この防災気象情報では、通知した結果が相手に届いたかどうかを管理者の方が把握するための送信確認システムも用意されています。この防災情報は、個人の番号によって情報内容設定が可能となっており、当然グループ内での周知ツールとしての役割も果たすことができます。
防災情報強化のとりくみ
甚大な被害をもたらした阪神淡路大震災では、情報通信インフラが寸断する中で、無線系の情報機器である携帯電話が情報伝達に威力を発揮しました。
携帯電話を用いた防災気象情報の活用例として、福岡市における実例を挙げます。
福岡市では、各種の情報通信システムを整備・拡充することで、災害発生時の対応強化を実施しています。
過去に、河川の氾濫などでビル地下の従業員が亡くなるなど重大な浸水被害を受けた福岡市はこれを教訓に、防災情報システムを構築し、防災担当者などが市内の雨量・水位など観測データの情報をリアルタイムで把握できるようにしました。更に、市内の雨量・水位観測データはインターネットや携帯電話メールで広く市民に公開するようなシステムを整備しました。この防災情報提供サービスは市内の雨量や河川水位が基準値を超えた場合などは、防災情報メールで通知する機能もあり、現在、約1700名の市民が登録し利用しています。日本気象協会では企画からシステム構築・運用まで、市の防災業務をバックアップしています。
こうした教訓を生かして、携帯電話を活用した防災情報メールで通知した結果、今回の福岡市の災害は死者が出ませんでした。福岡市ではこのようなシステムを配備し、災害情報や職員通知などの災害発生時の迅速な初動体制の確立により、防災情報システムの整備を図り、行政情報受信ツールとして利活用しています。
防災情報コンテンツと携帯電話機能の充実
携帯電話による防災情報提供サービスの導入のメリットは、
- 必要とする緊急情報をいつでもどこでもいちはやく通知することができます。
また、緊急情報を一度に早く同時に伝えることが出来ます(迅速化) - 通知連絡のシステムにより誰が情報を受けたかどうか速やかに把握できます(確実性)

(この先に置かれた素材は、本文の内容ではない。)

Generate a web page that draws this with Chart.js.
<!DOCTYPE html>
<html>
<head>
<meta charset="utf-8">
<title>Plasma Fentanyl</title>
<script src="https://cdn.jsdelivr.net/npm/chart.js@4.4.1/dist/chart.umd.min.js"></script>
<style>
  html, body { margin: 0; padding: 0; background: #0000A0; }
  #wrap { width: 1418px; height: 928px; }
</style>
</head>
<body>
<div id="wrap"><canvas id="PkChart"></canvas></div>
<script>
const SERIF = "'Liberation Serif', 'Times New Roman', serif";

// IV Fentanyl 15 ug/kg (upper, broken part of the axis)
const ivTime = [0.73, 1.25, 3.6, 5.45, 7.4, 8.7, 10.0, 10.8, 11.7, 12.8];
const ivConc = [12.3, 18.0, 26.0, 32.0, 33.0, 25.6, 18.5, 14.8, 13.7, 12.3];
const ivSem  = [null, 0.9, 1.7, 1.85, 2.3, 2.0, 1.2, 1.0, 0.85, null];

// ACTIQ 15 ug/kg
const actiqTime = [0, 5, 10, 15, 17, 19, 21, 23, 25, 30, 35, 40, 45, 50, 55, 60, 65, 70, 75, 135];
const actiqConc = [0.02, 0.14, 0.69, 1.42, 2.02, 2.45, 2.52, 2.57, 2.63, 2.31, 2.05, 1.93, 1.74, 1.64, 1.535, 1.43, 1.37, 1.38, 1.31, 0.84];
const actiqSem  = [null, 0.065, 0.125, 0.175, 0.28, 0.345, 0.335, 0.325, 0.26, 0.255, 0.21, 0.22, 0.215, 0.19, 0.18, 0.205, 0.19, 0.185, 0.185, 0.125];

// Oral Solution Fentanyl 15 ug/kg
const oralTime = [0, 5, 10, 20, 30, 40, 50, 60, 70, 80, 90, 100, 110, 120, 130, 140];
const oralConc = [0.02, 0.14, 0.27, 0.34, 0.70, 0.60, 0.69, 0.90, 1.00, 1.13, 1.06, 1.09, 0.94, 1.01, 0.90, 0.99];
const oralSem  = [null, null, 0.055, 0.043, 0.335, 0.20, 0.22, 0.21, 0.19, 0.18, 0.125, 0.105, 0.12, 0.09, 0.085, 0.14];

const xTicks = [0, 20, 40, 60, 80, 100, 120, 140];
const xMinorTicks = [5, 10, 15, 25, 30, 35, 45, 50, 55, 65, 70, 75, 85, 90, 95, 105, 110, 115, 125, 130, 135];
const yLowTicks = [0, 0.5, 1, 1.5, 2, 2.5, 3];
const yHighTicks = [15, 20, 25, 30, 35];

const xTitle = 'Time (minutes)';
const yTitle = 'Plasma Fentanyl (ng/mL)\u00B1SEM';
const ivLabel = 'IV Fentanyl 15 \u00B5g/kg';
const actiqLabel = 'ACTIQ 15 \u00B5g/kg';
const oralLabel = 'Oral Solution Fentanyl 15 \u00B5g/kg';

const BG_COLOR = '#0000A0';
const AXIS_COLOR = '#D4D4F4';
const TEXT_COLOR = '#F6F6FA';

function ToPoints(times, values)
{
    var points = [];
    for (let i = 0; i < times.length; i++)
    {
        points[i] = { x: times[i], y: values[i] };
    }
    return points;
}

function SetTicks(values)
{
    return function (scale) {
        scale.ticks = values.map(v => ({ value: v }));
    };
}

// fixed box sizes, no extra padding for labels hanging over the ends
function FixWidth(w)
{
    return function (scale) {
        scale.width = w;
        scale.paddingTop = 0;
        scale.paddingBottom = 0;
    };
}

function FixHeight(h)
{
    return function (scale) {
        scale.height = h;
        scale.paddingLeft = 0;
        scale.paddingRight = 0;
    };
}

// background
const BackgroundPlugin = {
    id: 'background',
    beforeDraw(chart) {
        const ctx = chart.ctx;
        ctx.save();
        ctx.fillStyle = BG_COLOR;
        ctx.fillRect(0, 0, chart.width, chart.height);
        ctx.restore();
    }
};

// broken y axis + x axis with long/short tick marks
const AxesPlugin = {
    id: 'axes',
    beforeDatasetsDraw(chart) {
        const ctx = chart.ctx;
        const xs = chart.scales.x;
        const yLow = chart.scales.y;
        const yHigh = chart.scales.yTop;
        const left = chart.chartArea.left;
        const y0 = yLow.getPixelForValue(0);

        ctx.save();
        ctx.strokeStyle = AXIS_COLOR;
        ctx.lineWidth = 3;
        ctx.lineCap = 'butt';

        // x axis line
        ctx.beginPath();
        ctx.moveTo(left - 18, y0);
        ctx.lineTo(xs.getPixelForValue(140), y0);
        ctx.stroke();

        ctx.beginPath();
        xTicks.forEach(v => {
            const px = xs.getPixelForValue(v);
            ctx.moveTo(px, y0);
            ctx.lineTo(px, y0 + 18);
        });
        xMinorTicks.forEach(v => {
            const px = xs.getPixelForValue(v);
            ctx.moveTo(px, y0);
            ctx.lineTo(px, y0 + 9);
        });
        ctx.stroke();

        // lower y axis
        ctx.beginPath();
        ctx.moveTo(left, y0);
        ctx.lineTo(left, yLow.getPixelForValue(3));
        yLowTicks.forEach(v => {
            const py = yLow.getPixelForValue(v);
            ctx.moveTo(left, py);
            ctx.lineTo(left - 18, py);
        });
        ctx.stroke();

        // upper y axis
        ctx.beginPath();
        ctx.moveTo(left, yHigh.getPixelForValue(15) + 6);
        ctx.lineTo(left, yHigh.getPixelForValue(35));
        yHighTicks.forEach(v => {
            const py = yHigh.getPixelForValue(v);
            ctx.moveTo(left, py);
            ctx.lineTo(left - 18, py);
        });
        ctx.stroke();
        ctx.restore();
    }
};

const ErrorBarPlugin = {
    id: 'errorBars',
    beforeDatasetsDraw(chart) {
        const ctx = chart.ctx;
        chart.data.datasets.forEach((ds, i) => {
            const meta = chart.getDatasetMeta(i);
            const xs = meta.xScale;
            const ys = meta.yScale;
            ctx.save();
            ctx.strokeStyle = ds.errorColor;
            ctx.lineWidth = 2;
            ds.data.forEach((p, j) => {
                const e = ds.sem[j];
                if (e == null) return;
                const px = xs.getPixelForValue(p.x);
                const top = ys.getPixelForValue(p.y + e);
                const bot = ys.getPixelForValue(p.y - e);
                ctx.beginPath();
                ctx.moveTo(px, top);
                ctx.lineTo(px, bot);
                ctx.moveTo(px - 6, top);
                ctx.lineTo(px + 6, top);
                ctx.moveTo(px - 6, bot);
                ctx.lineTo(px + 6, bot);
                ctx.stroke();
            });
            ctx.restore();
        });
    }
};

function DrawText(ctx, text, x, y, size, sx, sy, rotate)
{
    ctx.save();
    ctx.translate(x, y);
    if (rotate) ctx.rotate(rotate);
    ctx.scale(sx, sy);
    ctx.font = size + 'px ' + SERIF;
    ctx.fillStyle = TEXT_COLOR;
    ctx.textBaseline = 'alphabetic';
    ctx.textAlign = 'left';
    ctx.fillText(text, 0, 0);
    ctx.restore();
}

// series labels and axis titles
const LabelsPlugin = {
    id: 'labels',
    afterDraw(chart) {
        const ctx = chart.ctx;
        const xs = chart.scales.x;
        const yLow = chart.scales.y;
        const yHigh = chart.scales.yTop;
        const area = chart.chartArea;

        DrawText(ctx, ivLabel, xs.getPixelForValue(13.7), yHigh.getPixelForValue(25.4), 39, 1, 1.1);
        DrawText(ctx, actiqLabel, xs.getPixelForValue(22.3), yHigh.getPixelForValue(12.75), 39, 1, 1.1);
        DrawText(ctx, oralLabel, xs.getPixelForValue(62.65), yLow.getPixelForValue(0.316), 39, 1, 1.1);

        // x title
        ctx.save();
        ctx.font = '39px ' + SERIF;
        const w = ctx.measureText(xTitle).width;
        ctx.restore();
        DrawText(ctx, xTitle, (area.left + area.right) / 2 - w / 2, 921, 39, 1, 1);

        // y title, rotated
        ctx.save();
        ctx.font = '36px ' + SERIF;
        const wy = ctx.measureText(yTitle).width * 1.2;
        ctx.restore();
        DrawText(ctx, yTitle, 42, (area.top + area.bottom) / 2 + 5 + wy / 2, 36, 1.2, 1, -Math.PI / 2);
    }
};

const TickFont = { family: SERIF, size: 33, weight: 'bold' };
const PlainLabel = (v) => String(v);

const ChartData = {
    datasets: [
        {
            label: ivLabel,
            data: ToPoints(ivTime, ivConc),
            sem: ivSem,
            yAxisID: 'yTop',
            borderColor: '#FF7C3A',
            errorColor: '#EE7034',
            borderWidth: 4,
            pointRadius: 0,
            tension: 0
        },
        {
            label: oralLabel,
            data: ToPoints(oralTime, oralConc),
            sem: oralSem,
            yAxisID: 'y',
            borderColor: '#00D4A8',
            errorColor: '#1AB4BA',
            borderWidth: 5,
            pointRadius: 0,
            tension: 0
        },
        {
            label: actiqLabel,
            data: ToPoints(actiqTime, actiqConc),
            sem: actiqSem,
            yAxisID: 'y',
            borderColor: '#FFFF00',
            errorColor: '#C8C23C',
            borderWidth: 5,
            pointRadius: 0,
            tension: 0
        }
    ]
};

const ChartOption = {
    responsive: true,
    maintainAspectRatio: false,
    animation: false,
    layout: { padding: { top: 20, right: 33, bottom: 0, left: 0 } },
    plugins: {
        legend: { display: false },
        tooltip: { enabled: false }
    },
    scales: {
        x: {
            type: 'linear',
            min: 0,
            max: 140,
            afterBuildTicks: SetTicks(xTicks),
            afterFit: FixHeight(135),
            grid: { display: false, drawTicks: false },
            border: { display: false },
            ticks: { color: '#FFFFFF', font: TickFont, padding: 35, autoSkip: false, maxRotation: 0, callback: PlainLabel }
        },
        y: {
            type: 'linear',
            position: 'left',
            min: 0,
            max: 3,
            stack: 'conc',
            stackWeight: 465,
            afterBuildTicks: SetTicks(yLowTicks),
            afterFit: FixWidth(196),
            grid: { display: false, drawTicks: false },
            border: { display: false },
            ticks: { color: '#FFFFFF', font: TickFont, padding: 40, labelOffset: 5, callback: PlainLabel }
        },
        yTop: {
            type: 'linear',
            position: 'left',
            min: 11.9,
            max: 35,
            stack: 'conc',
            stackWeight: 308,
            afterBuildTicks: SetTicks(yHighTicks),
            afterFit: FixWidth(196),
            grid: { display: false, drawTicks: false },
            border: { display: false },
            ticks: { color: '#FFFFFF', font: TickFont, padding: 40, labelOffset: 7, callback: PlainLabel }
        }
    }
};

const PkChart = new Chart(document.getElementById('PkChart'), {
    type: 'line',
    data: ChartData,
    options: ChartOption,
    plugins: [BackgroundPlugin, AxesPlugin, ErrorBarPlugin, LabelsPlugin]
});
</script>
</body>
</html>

- 防災情報メールはパケット通信であり、電話よりも安く経済的です。
また、連絡にかかわる人件費など軽減することができます(経済性)
情報コンテンツとしてはお客様ごとに個別の情報参照サイトを用意できます。
例えば
- 画像情報としては台風進路情報、天気図、衛星情報、レーダ-、アメダス(実況値・積算値)など
- 文字情報は天気予報、気象情報・火山情報など
- メッシュ情報(降水実況、1-3時間先の雨予測)など
- お客様の持っている観測データや広報情報、ニュースなどの情報を日本気象協会マイコスにオンラインで送信できれば、地域ごとの情報として「住人向け情報」「防災担当者向け情報」として提供可能です。
今後の展開
携帯電話を利用して地域の防災情報をメールで受信でき 、パソコンでしか利用できなかった画像情報などもどこでも参照することができます。マルチメディア社会における、新たなメディアの役割を初めて評価するものとなることから、今後はコンテンツやシステムの充実を更に図り、情報を防災関係者の立場に立って、より早く、確実に提供することを心掛けることを検討しています。将来の防災情報の防災情報の活用の利便性はさらに向上し、災害の防止・軽減に貢献できると期待しています。